= Brent Robbins =

American psychologist (1970–2026)

Brent Dean Robbins (August 18, 1970 – April 28, 2026) was an American psychologist and academic who was an associate professor of psychology at Point Park University in Pittsburgh, Pennsylvania. His areas of research included grief, humor, self-consciousness, spirituality/religion, death anxiety, and the medicalization of the body. He was editor-in-chief and founder of Janus Head: Journal of Interdisciplinary Studies in Literature, Continental Philosophy, Phenomenological Psychology, and the Arts, and was a board member for a number of journals, including International Journal of Transpersonal Studies, the International Journal of Existential Psychology and Psychotherapy, PsyCRITIQUES, and Terrorism Research. Robbins was a co-editor of The Legacy of R.D. Laing, published by Trivium Press. Robbins was a recipient of the Harmi Carari Early Career Award, from the Society for Humanistic Psychology. He held a doctorate in clinical psychology from Duquesne University.

In 2011, Robbins co-authored an open letter from the Society for Humanistic Psychology regarding the Diagnostic and Statistical Manual of Mental Disorderss fifth edition, the DSM-5. The letter was endorsed by thirteen other American Psychological Association divisions, and was signed as a petition by over 15,000 people. In a recent San Francisco Chronicle article about the debate over the DSM-5, Robbins noted that, under the new guidelines, certain responses to grief could be labeled as pathological disorders, instead of being recognized as being normal human experiences.

Robbins was born into a nominally Catholic family, became an atheist when in college, and then he reverted to the Catholic faith after experienced something in a retreat.

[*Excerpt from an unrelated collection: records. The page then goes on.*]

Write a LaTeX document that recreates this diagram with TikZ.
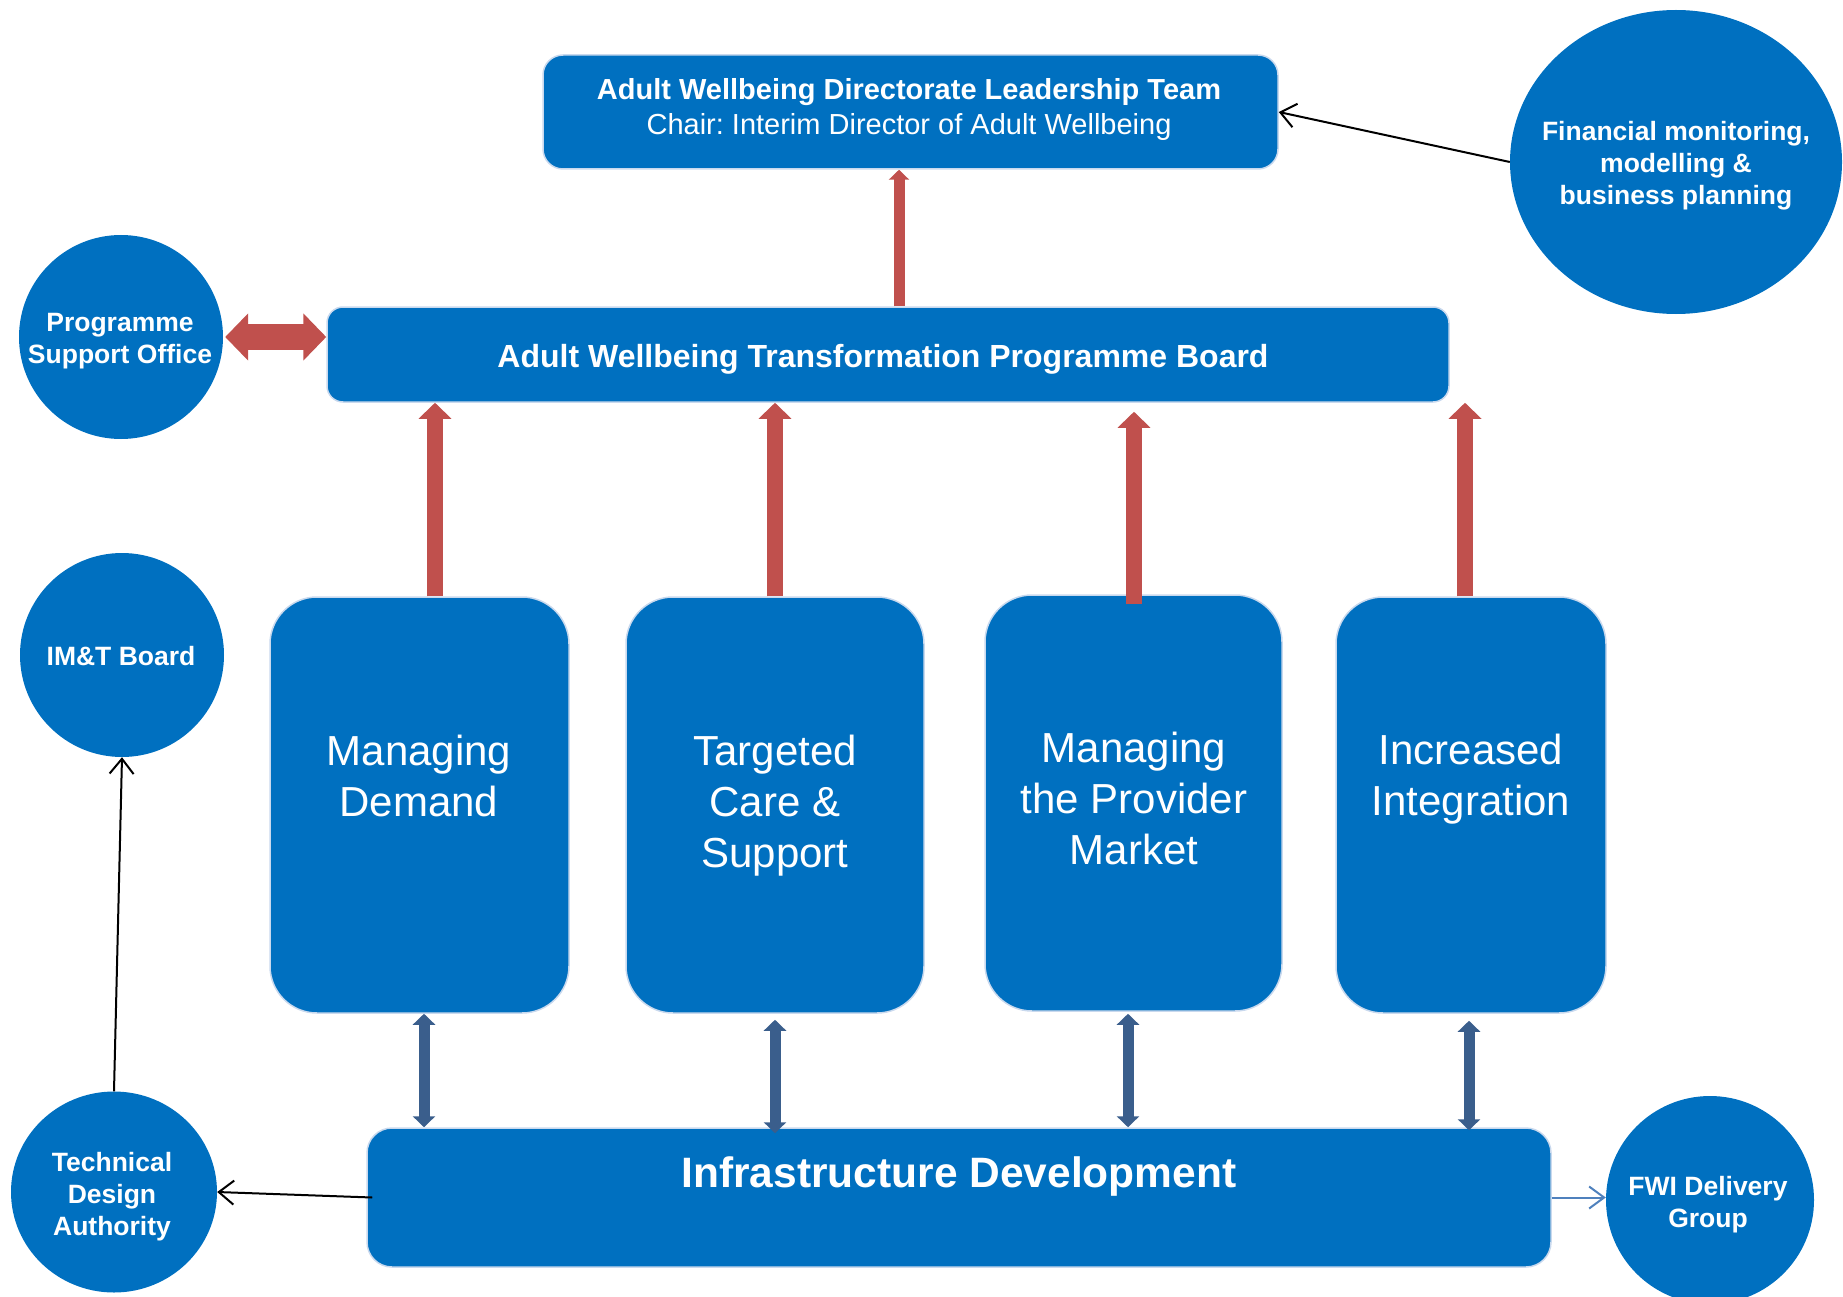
\documentclass[tikz,border=0pt]{standalone}
\usepackage{fontspec}
\setmainfont{Liberation Sans}
\frenchspacing
\usetikzlibrary{arrows.meta,shapes.geometric,calc}
\definecolor{boxblue}{HTML}{0070C0}
\definecolor{edgeblue}{HTML}{C9D9EE}
\definecolor{arrred}{HTML}{C0504D}
\definecolor{arrblue}{HTML}{3A5E8C}
\definecolor{linkblue}{HTML}{4F81BD}
\begin{document}
\begin{tikzpicture}[x=1pt,y=-1pt,
  box/.style={draw=edgeblue, line width=1.5pt, fill=boxblue, inner sep=0pt},
  tallbox/.style={box, rounded corners=47pt, minimum height=416pt},
  circ/.style={circle, fill=boxblue, inner sep=0pt, text=white, align=center,
    font=\fontsize{26.5}{32}\selectfont\bfseries},
  circtext/.style={text=white, align=center, inner sep=0pt,
    font=\fontsize{26.5}{32}\selectfont\bfseries},
  lbl/.style={text=white, align=center, inner sep=0pt},
  talltext/.style={lbl, font=\fontsize{42}{51}\selectfont},
  redarrow/.style={draw=arrred, line width=16pt, -{Triangle[width=32pt,length=16pt]}},
  redtop/.style={draw=arrred, line width=11pt, -{Triangle[width=20pt,length=10pt]}},
  reddouble/.style={draw=arrred, line width=26pt, {Triangle[width=46pt,length=23pt]}-{Triangle[width=46pt,length=23pt]}},
  bluedouble/.style={draw=arrblue, line width=11pt, {Triangle[width=22pt,length=11pt]}-{Triangle[width=22pt,length=11pt]}},
  thinarrow/.style={draw=black, line width=2pt, -{Straight Barb[length=15pt,width=24pt]}},
  linkarrow/.style={draw=linkblue, line width=2pt, -{Straight Barb[length=15pt,width=22pt]}}
]
\useasboundingbox (0,0) rectangle (1843,1297);

% main boxes
\node[box, rounded corners=20pt, minimum width=735pt, minimum height=114pt] (top) at (910.5,112) {};
\node[lbl, font=\fontsize{29}{35}\selectfont] (toptext) at (909,109.5) {{\bfseries Adult Wellbeing Directorate Leadership Team}\\
  Chair: Interim Director of Adult Wellbeing};

\node[box, rounded corners=16pt, minimum width=1122pt, minimum height=95pt] (board) at (888,354.5) {};
\node[lbl, font=\fontsize{32}{38}\selectfont\bfseries] (boardtext) at (883,359.5) {Adult Wellbeing Transformation Programme Board};

\node[tallbox, minimum width=299pt] (md) at (419.5,805) {};
\node[tallbox, minimum width=298pt] (tc) at (775,805) {};
\node[tallbox, minimum width=297pt] (mp) at (1133.5,803) {};
\node[tallbox, minimum width=270pt] (ii) at (1471,805) {};
\node[talltext] (mdtext) at (419,776) {Managing\\Demand};
\node[talltext] (tctext) at (775,806) {Targeted\\Care \&\\Support};
\node[talltext] (mptext) at (1134,798.5) {Managing\\the Provider\\Market};
\node[talltext] (iitext) at (1471,779.5) {Increased\\Integration};

\node[box, rounded corners=25pt, minimum width=1184pt, minimum height=139pt] (infra) at (959,1197.5) {};
\node[lbl, font=\fontsize{42.5}{50}\selectfont\bfseries] (infratext) at (959,1176) {Infrastructure Development};

% circles
\node[circ, minimum size=204pt] (pso) at (121,337) {};
\node[circtext] (psotext) at (120,341.5) {Programme\\Support Office};
\node[circ, ellipse, minimum width=332pt, minimum height=304pt] (fin) at (1676,162) {};
\node[circtext] (fintext) at (1676,166) {Financial monitoring,\\modelling \&\\business planning};
\node[circ, minimum size=204pt] (imt) at (122,655) {};
\node[circtext] (imttext) at (121,656) {IM\&T Board};
\node[circ, ellipse, minimum width=206pt, minimum height=201pt] (tda) at (114,1192) {};
\node[circtext] (tdatext) at (112,1197) {Technical\\Design\\Authority};
\node[circ, minimum size=208pt] (fwi) at (1710,1200) {};
\node[circtext] (fwitext) at (1708,1205) {FWI Delivery\\Group};

% connectors
\draw[thinarrow] (fin.west) -- (top.east);
\draw[redtop] ($(board.north)+(11,0)$) -- ($(top.south)+(-11.5,0)$);
\draw[reddouble] ($(pso.east)+(2,0)$) -- (pso.east -| board.west);

\draw[redarrow] ($(md.north)+(15.5,0)$) -- ($(md.north |- board.south)+(15.5,0)$);
\draw[redarrow] (tc.north) -- (tc.north |- board.south);
\draw[redarrow] ($(mp.north)+(0.5,10)$) -- ($(mp.north |- board.south)+(0.5,9)$);
\draw[redarrow] ($(ii.north)+(-6,0)$) -- ($(ii.north |- board.south)+(-6,0)$);

\draw[bluedouble] ($(md.south)+(4.5,0)$) -- ($(md.south |- infra.north)+(4.5,0)$);
\draw[bluedouble] ($(tc.south)+(0,6)$) -- ($(tc.south |- infra.north)+(0,6)$);
\draw[bluedouble] ($(mp.south)+(-5.5,2)$) -- ($(mp.south |- infra.north)+(-5.5,0)$);
\draw[bluedouble] ($(ii.south)+(-2,7)$) -- ($(ii.south |- infra.north)+(-2,3)$);

\draw[thinarrow] ($(infra.west)+(6,0)$) -- (tda.east);
\draw[thinarrow] (tda.north) -- (imt.south);
\draw[linkarrow] (infra.east) -- (infra.east -| fwi.west);
\end{tikzpicture}
\end{document}
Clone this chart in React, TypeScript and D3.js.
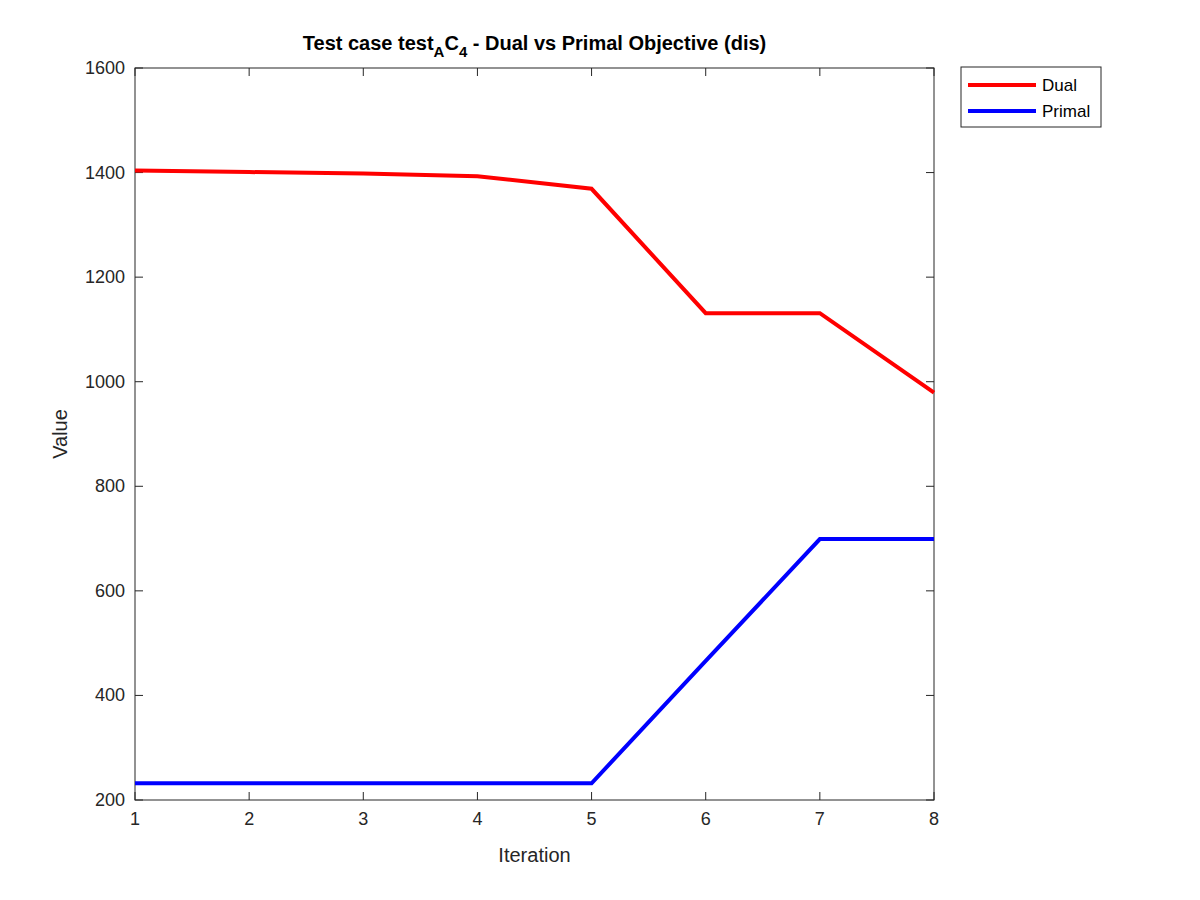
import React from "react";
import * as d3 from "d3";

const iterations = [1, 2, 3, 4, 5, 6, 7, 8];
const dualValues = [1404, 1401, 1398, 1393, 1369, 1131, 1131, 979];
const primalValues = [232, 232, 232, 232, 232, 466, 699, 699];
const xTicks = [1, 2, 3, 4, 5, 6, 7, 8];
const yTicks = [200, 400, 600, 800, 1000, 1200, 1400, 1600];

export default function App() {
  const L = 135, R = 934, T = 68, B = 800;
  const x = d3.scaleLinear().domain([1, 8]).range([L, R]);
  const y = d3.scaleLinear().domain([200, 1600]).range([B, T]);
  const line = d3.line<number>().x((_, i) => x(iterations[i])).y((d) => y(d));
  const font = "Helvetica, Arial, 'Liberation Sans', sans-serif";
  return (
    <div style={{ position: "absolute", left: 0, top: 0 }}>
      <svg width={1200} height={900} style={{ display: "block", background: "#fff" }} fontFamily={font}>
        <rect x={L} y={T} width={R - L} height={B - T} fill="#fff" stroke="#262626" strokeWidth={1} />
        {xTicks.map((t) => (
          <g key={"x" + t}>
            <line x1={x(t)} x2={x(t)} y1={B} y2={B - 8} stroke="#262626" />
            <line x1={x(t)} x2={x(t)} y1={T} y2={T + 8} stroke="#262626" />
            <text x={x(t)} y={B + 25} textAnchor="middle" fontSize={18} fill="#262626">{t}</text>
          </g>
        ))}
        {yTicks.map((t) => (
          <g key={"y" + t}>
            <line x1={L} x2={L + 8} y1={y(t)} y2={y(t)} stroke="#262626" />
            <line x1={R} x2={R - 8} y1={y(t)} y2={y(t)} stroke="#262626" />
            <text x={L - 10} y={y(t) + 6} textAnchor="end" fontSize={18} fill="#262626">{t}</text>
          </g>
        ))}
        <path d={line(dualValues) || ""} fill="none" stroke="#ff0000" strokeWidth={4} />
        <path d={line(primalValues) || ""} fill="none" stroke="#0000ff" strokeWidth={4} />
        <text x={(L + R) / 2} y={862} textAnchor="middle" fontSize={20} fill="#262626">Iteration</text>
        <text transform={`translate(67,${(T + B) / 2}) rotate(-90)`} textAnchor="middle" fontSize={20} fill="#262626">Value</text>
        <text x={(L + R) / 2} y={50} textAnchor="middle" fontSize={20} fontWeight="bold" fill="#000">
          Test case test<tspan fontSize={15} dy={7}>A</tspan><tspan dy={-7}>C</tspan><tspan fontSize={15} dy={7}>4</tspan><tspan dy={-7}> - Dual vs Primal Objective (dis)</tspan>
        </text>
        <rect x={961} y={67} width={140} height={60} fill="#fff" stroke="#262626" />
        <line x1={968} x2={1036} y1={85} y2={85} stroke="#ff0000" strokeWidth={4} />
        <text x={1042} y={91} fontSize={17} fill="#000">Dual</text>
        <line x1={968} x2={1036} y1={111} y2={111} stroke="#0000ff" strokeWidth={4} />
        <text x={1042} y={117} fontSize={17} fill="#000">Primal</text>
      </svg>
    </div>
  );
}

Robbins died on April 28, 2026, at the age of 55.

==Selected works==
- Drugging Our Children: How Profiteers are Pushing Antipsychotics on Our Youngest and What We Can Do to Stop It with Sharna Olfman, Ph.D., 2012.
- Co-author of "A cultural-existential approach to therapy: Merleau-Ponty's phenomenology of embodiment and its implications for practice," (with co-author Felder, A.J.) Theory and Psychology, 2011.
- "Conflicts of interest in research on antipsychotic treatment of pediatric bipolar disorder, temper dysregulation disorder, and attenuated psychotic symptoms syndrome: Exploring the unholy alliance between big pharma and psychiatry," (with Point Park students/co-authors Higgins, M.; Fischer, M.; and Over, K.) Journal of Psychological Issues in Organizational Culture, 2011.
- Co-author of "Resiliency as a virtue: Contributions from humanistic and positive psychology," Continuity versus creative response to challenge: The primacy of resilience and resourcefulness in life and therapy, 2011.
- "Joy," The Encyclopedia of Positive Psychology, 2009.
- "The self-regulation of humor expression: A mixed method, phenomenological approach to the study of suppressed laughter," (Co-authored with Kyla Vandree), and "What is the good life? Positive psychology and the renaissance of humanistic psychology," The Humanistic Psychologist, 2009 and 2008.
- "Lessons from the dead: Undergraduate experiences of work with cadavers," (Co-authored with A. Tomaka, C. Innus, J. Patterson, & G. Styn). Omega: Journal of Death and Dying, 2008.